The minimal exterior ornamentation was intended to direct attention to the nearby Virginia State Capitol. The two main entrances refer to its original two functions, as do the quotations from famous Virginians inscribed on the four sides (all-caps removed; periods for original colons):

- The judicial department comes home in its effects to every mans fireside. It passes on his property his reputation his life his all. John Marshall (north elevation)
- Liberty and learning: both best supported when leaning on each other. James Madison (east elevation)
- Reason and free inquiry are the only effectual agents against error. They are the natural enemies of error and of error only. Thomas Jefferson (south elevation)
- A knowledge of books is the basis upon which other knowledge is to be built. George Washington (west elevation)

The extensive 2003-2005 renovation retained the original entrances and many inside Art Deco details (such as wood paneling, marble features and copper light fixtures), but modernized the plumbing, HVAC and electrical systems (removing hazardous materials).
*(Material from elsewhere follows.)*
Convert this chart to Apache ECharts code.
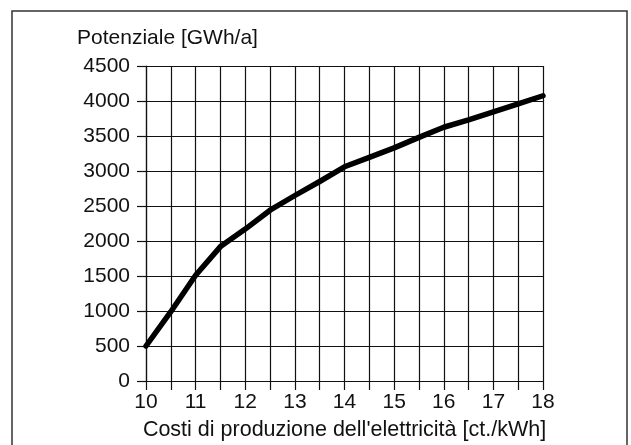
<!DOCTYPE html>
<html>
<head>
<meta charset="utf-8">
<script src="https://cdn.jsdelivr.net/npm/echarts@6/dist/echarts.min.js"></script>
<style>
html,body{margin:0;padding:0;background:#fff;}
#c{width:631px;height:445px;}
</style>
</head>
<body>
<div id="c"></div>
<script>
const costs = [10, 10.5, 11, 11.5, 12, 12.5, 13, 13.5, 14, 14.5, 15, 15.5, 16, 16.5, 17, 17.5, 18];
const potential = [500, 990, 1510, 1920, 2170, 2440, 2650, 2850, 3060, 3195, 3330, 3480, 3625, 3730, 3845, 3960, 4075];
const yTitle = 'Potenziale [GWh/a]';
const xTitle = "Costi di produzione dell'elettricità [ct./kWh]";

const FONT = 'Liberation Sans';
const chart = echarts.init(document.getElementById('c'), null, {renderer: 'canvas'});
const gridStyle = {color: '#111', width: 1.2};
chart.setOption({
  animation: false,
  backgroundColor: '#fff',
  grid: {left: 146, top: 66, right: 88, bottom: 64, containLabel: false, outerBoundsMode: 'none'},
  graphic: [
    {type: 'rect', shape: {x: 12, y: 11, width: 615, height: 500}, style: {fill: 'none', stroke: '#333', lineWidth: 1.5}},
    {type: 'text', left: 77, top: 28, style: {text: yTitle, font: '21px "' + FONT + '"', fill: '#111'}}
  ],
  xAxis: {
    type: 'value', min: 10, max: 18, interval: 0.5,
    name: xTitle, nameLocation: 'middle', nameGap: 38,
    nameTextStyle: {fontFamily: FONT, fontSize: 21.5, color: '#111'},
    axisLine: {show: true, lineStyle: gridStyle},
    axisTick: {show: true, length: 9, lineStyle: gridStyle},
    splitLine: {show: true, lineStyle: gridStyle},
    axisLabel: {fontFamily: FONT, fontSize: 21, color: '#111', margin: 11,
      formatter: v => Number.isInteger(v) ? String(v) : ''}
  },
  yAxis: {
    type: 'value', min: 0, max: 4500, interval: 500,
    axisLine: {show: true, lineStyle: gridStyle},
    axisTick: {show: true, length: 9, lineStyle: gridStyle},
    splitLine: {show: true, lineStyle: gridStyle},
    axisLabel: {fontFamily: FONT, fontSize: 21, color: '#111', margin: 16,
      formatter: v => String(v)}
  },
  series: [{
    type: 'line',
    data: costs.map((c, i) => [c, potential[i]]),
    showSymbol: false,
    lineStyle: {color: '#000', width: 5.5, cap: 'round', join: 'round'}
  }]
});
</script>
</body>
</html>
It also replaced the library stacks which had served as supportive core for the steel-frame building with modern core amenities. Some elements of the building's expansion in 1970 were also removed.

==History==
Constructed by the Works Progress Administration during the New Deal, the building served as the home of the Supreme Court of Virginia (formerly known as the Supreme Court of Appeals per the inscription above the Broad Street entrance) until it moved to the renovated former Federal Reserve Building in 1978. The entrance facing the capitol refers to the Virginia State Library, now known as the Library of Virginia, which moved to a new building at Ninth and Broad Streets (as well as an offsite storage annex) in 1996. The Supreme Court and Library had moved from the Virginia State Library-Oliver Hill Building in 1939. This building's former reading rooms also temporarily housed Virginia General Assembly sessions in 2006 and 2007, during renovations to the capitol.

The building was added to the National Register of Historic Places in 2005, under its former name. As of 2020, the building housed the Governor's office as well as other government offices.

===Historical marker===
In 2017, the Virginia Department of Historic Resources dedicated a state historical marker outside the building. It tells the story of Richard and Mildred Loving, the plaintiffs in the 1967 Supreme Court case Loving v. Virginia which overturned Virginia's law against interracial marriage. The building was chosen as the site of the marker because it housed the Supreme Court of Appeals, where the Lovings' case was heard.

The marker reads:

"Loving v. Virginia

Richard Loving and Mildred Jeter, defined under Virginia's 1924 Racial Integrity Act as an interracial couple, married in June 1958 in Washington, D.C., and returned home to Caroline County. Arrested in July for violating Virginia's laws against interracial marriage, the Lovings were convicted and sentenced to one year in jail, suspended on the condition that they leave Virginia. In 1963 they obtained help from the American Civil Liberties Union, which unsuccessfully sought to reverse their convictions in the state courts of Virginia and then appealed to the U.S. Supreme Court, which, in the case Loving v. Virginia (1967), overturned all state laws restricting marriage on the basis of race."